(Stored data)
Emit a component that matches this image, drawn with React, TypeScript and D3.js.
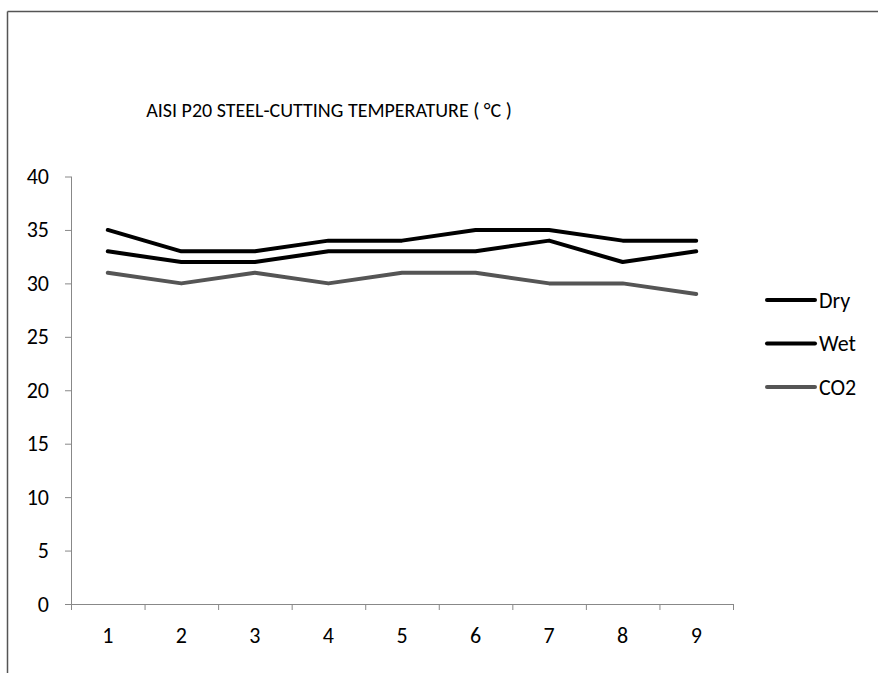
import React from "react";
import * as d3 from "d3";

const categories = ["1", "2", "3", "4", "5", "6", "7", "8", "9"];
const dry = [35, 33, 33, 34, 34, 35, 35, 34, 34];
const wet = [33, 32, 32, 33, 33, 33, 34, 32, 33];
const co2 = [31, 30, 31, 30, 31, 31, 30, 30, 29];
const yTicks = [0, 5, 10, 15, 20, 25, 30, 35, 40];
const seriesNames = ["Dry", "Wet", "CO2"];
const seriesColors = ["#000000", "#000000", "#555555"];

export default function App() {
  const W = 878, H = 673;
  const left = 71, right = 733, top = 176.5, bottom = 604;
  const x = d3.scaleBand().domain(categories).range([left, right]);
  const y = d3.scaleLinear().domain([0, 40]).range([bottom, top]);
  const series = [dry, wet, co2];
  const line = d3
    .line<number>()
    .x((_, i) => (x(categories[i]) as number) + x.bandwidth() / 2)
    .y((d) => y(d));
  const font = "Carlito, Calibri, Lato, sans-serif";
  const tickEdges = [...categories.map((c) => x(c) as number), right];
  return (
    <svg
      width={W}
      height={H}
      style={{ position: "fixed", left: 0, top: 0, display: "block" }}
      fontFamily={font}
    >
      <rect x={0} y={0} width={W} height={H} fill="#fff" />
      <line x1={7.5} x2={W} y1={11.5} y2={11.5} stroke="#555" strokeWidth={1.5} />
      <line x1={7.5} x2={7.5} y1={11.5} y2={H} stroke="#555" strokeWidth={1.5} />
      <text x={329} y={117} textAnchor="middle" fontSize={20} fill="#000">
        AISI P20 STEEL-CUTTING TEMPERATURE ( °C )
      </text>
      {/* y axis */}
      <line x1={left + 0.5} x2={left + 0.5} y1={top} y2={bottom} stroke="#888" />
      {yTicks.map((t) => (
        <g key={t}>
          <line x1={left - 6} x2={left} y1={y(t) + 0.5} y2={y(t) + 0.5} stroke="#888" />
          <text x={49} y={y(t) + 7.5} textAnchor="end" fontSize={22} fill="#000">
            {t}
          </text>
        </g>
      ))}
      {/* x axis */}
      <line x1={left} x2={right} y1={bottom + 0.5} y2={bottom + 0.5} stroke="#888" />
      {tickEdges.map((e, i) => (
        <line key={i} x1={e + 0.5} x2={e + 0.5} y1={bottom} y2={bottom + 6} stroke="#888" />
      ))}
      {categories.map((c) => (
        <text
          key={c}
          x={(x(c) as number) + x.bandwidth() / 2}
          y={bottom + 39}
          textAnchor="middle"
          fontSize={22}
          fill="#000"
        >
          {c}
        </text>
      ))}
      {series.map((s, i) => (
        <path
          key={i}
          d={line(s) || ""}
          fill="none"
          stroke={seriesColors[i]}
          strokeWidth={4}
          strokeLinejoin="round"
          strokeLinecap="round"
        />
      ))}
      {seriesNames.map((n, i) => {
        const ly = 300 + i * 43.5;
        return (
          <g key={n}>
            <line x1={767} x2={815} y1={ly} y2={ly} stroke={seriesColors[i]} strokeWidth={4} strokeLinecap="round" />
            <text x={819} y={ly + 7.5} fontSize={22} fill="#000">
              {n}
            </text>
          </g>
        );
      })}
    </svg>
  );
}
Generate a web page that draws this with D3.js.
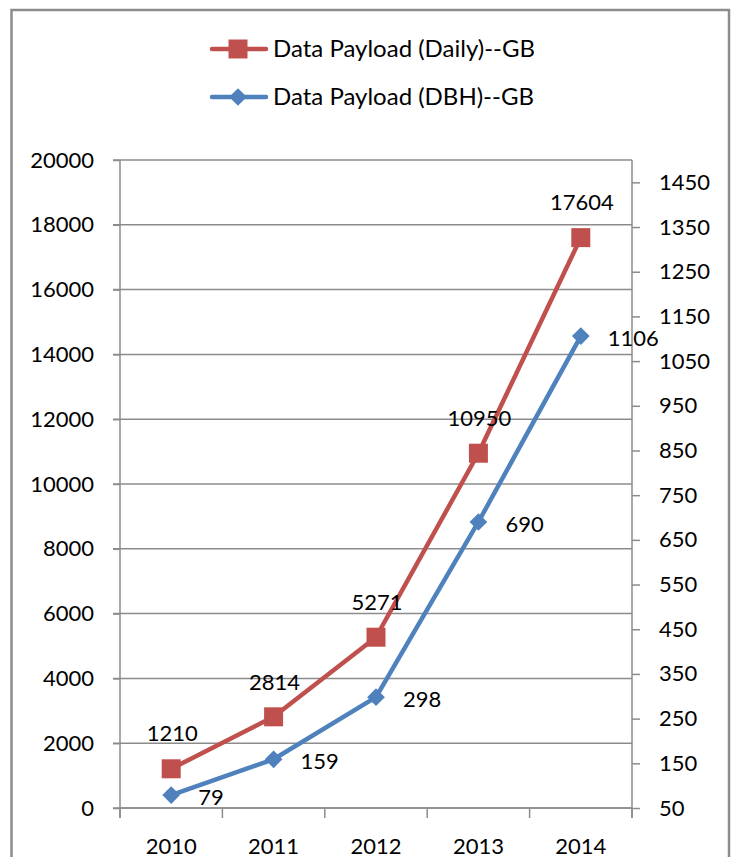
<!DOCTYPE html>
<html><head><meta charset="utf-8">
<script src="https://cdn.jsdelivr.net/npm/d3@7"></script>
<style>body{margin:0;background:#fff}svg{display:block}</style>
</head><body>
<svg id="c" width="734" height="857"></svg>
<script>
const years = ["2010","2011","2012","2013","2014"];
const daily = [1210, 2814, 5271, 10950, 17604];
const dbh = [79, 159, 298, 690, 1106];
const leftTicks = [0,2000,4000,6000,8000,10000,12000,14000,16000,18000,20000];
const rightTicks = [50,150,250,350,450,550,650,750,850,950,1050,1150,1250,1350,1450];
const seriesNames = ["Data Payload (Daily)--GB","Data Payload (DBH)--GB"];

(function(){
const W=734,H=857;
const svg=d3.select("#c");
const FONT="Lato, 'Open Sans', sans-serif";
const RED="#C0504D", BLUE="#4F81BD", GRID="#8c8c8c";
const pL=120, pR=632, pT=160, pB=808;

svg.append("rect").attr("x",11.5).attr("y",10).attr("width",717.5).attr("height",H+20)
  .attr("fill","none").attr("stroke",GRID).attr("stroke-width",2.5);

const x=d3.scaleBand().domain(years).range([pL,pR]);
const yL=d3.scaleLinear().domain([0,20000]).range([pB,pT]);
const yR=d3.scaleLinear().domain([50,1500]).range([pB,pT]);

svg.append("g").selectAll("line").data(leftTicks).join("line")
  .attr("x1",pL-7).attr("x2",pR).attr("y1",d=>yL(d)).attr("y2",d=>yL(d))
  .attr("stroke",GRID).attr("stroke-width",1.5);

const gL=svg.append("g").attr("transform",`translate(${pL},0)`)
  .call(d3.axisLeft(yL).tickValues(leftTicks).tickSize(7).tickPadding(19).tickFormat(d3.format("d")));
const gR=svg.append("g").attr("transform",`translate(${pR},0)`)
  .call(d3.axisRight(yR).tickValues(rightTicks).tickSize(8).tickPadding(19).tickFormat(d3.format("d")));
const xTicks=years.map(d=>x(d)).concat([pR]);
const gX=svg.append("g").attr("transform",`translate(0,${pB})`)
  .call(d3.axisBottom(x).tickSize(0).tickPadding(30));
gX.selectAll(".tick line").remove();
gX.append("g").selectAll("line").data(xTicks).join("line")
  .attr("x1",d=>d).attr("x2",d=>d).attr("y1",0).attr("y2",10)
  .attr("stroke",GRID).attr("stroke-width",1.5);

[gL,gR,gX].forEach(g=>{
  g.selectAll(".domain").attr("stroke",GRID).attr("stroke-width",1.5);
  g.selectAll(".tick line").attr("stroke",GRID).attr("stroke-width",1.5);
  g.selectAll("text").attr("font-family",FONT).attr("font-size",22).attr("fill","#000");
});
gL.select(".domain").attr("d",`M0,${pT}V${pB+10}`);
gR.select(".domain").attr("d",`M0,${pT}V${pB+10}`);
gX.select(".domain").attr("d",`M${pL},0H${pR}`);

const cx=d=>x(d)+x.bandwidth()/2;
const lineR=d3.line().x((d,i)=>cx(years[i])).y(d=>yL(d));
const lineB=d3.line().x((d,i)=>cx(years[i])).y(d=>yR(d));
svg.append("path").attr("d",lineR(daily)).attr("fill","none").attr("stroke",RED).attr("stroke-width",4.5).attr("stroke-linejoin","round");
svg.append("path").attr("d",lineB(dbh)).attr("fill","none").attr("stroke",BLUE).attr("stroke-width",4.5).attr("stroke-linejoin","round");

const sq=d3.symbol().type(d3.symbolSquare).size(361);
const di=d3.symbol().type(d3.symbolDiamond2).size(200);
svg.append("g").selectAll("path").data(daily).join("path")
  .attr("d",sq).attr("fill",RED).attr("transform",(d,i)=>`translate(${cx(years[i])},${yL(d)})`);
svg.append("g").selectAll("path").data(dbh).join("path")
  .attr("d",di).attr("fill",BLUE).attr("transform",(d,i)=>`translate(${cx(years[i])},${yR(d)})`);

svg.append("g").selectAll("text").data(daily).join("text")
  .attr("x",(d,i)=>cx(years[i])+1).attr("y",(d,i)=>yL(d)-35).attr("dy","0.35em")
  .attr("text-anchor","middle").attr("font-family",FONT).attr("font-size",22).text(d=>d);
svg.append("g").selectAll("text").data(dbh).join("text")
  .attr("x",(d,i)=>cx(years[i])+27).attr("y",(d,i)=>yR(d)+2).attr("dy","0.35em")
  .attr("text-anchor","start").attr("font-family",FONT).attr("font-size",22).text(d=>d);

const legY=[49,97], colors=[RED,BLUE], syms=[sq,di];
seriesNames.forEach((n,i)=>{
  const g=svg.append("g");
  g.append("line").attr("x1",212).attr("x2",266).attr("y1",legY[i]).attr("y2",legY[i])
    .attr("stroke",colors[i]).attr("stroke-width",4.5).attr("stroke-linecap","round");
  g.append("path").attr("d",syms[i]).attr("fill",colors[i]).attr("transform",`translate(238,${legY[i]})`);
  g.append("text").attr("x",273).attr("y",legY[i]).attr("dy","0.35em")
    .attr("font-family",FONT).attr("font-size",24).text(n);
});
})();
</script>
</body></html>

__What the exercise asks__
Scan the material and collect every line that contains "this".

__Expected answer__
Emit a component that matches this image, drawn with React, TypeScript and D3.js.
Generate a web page that draws this with D3.js.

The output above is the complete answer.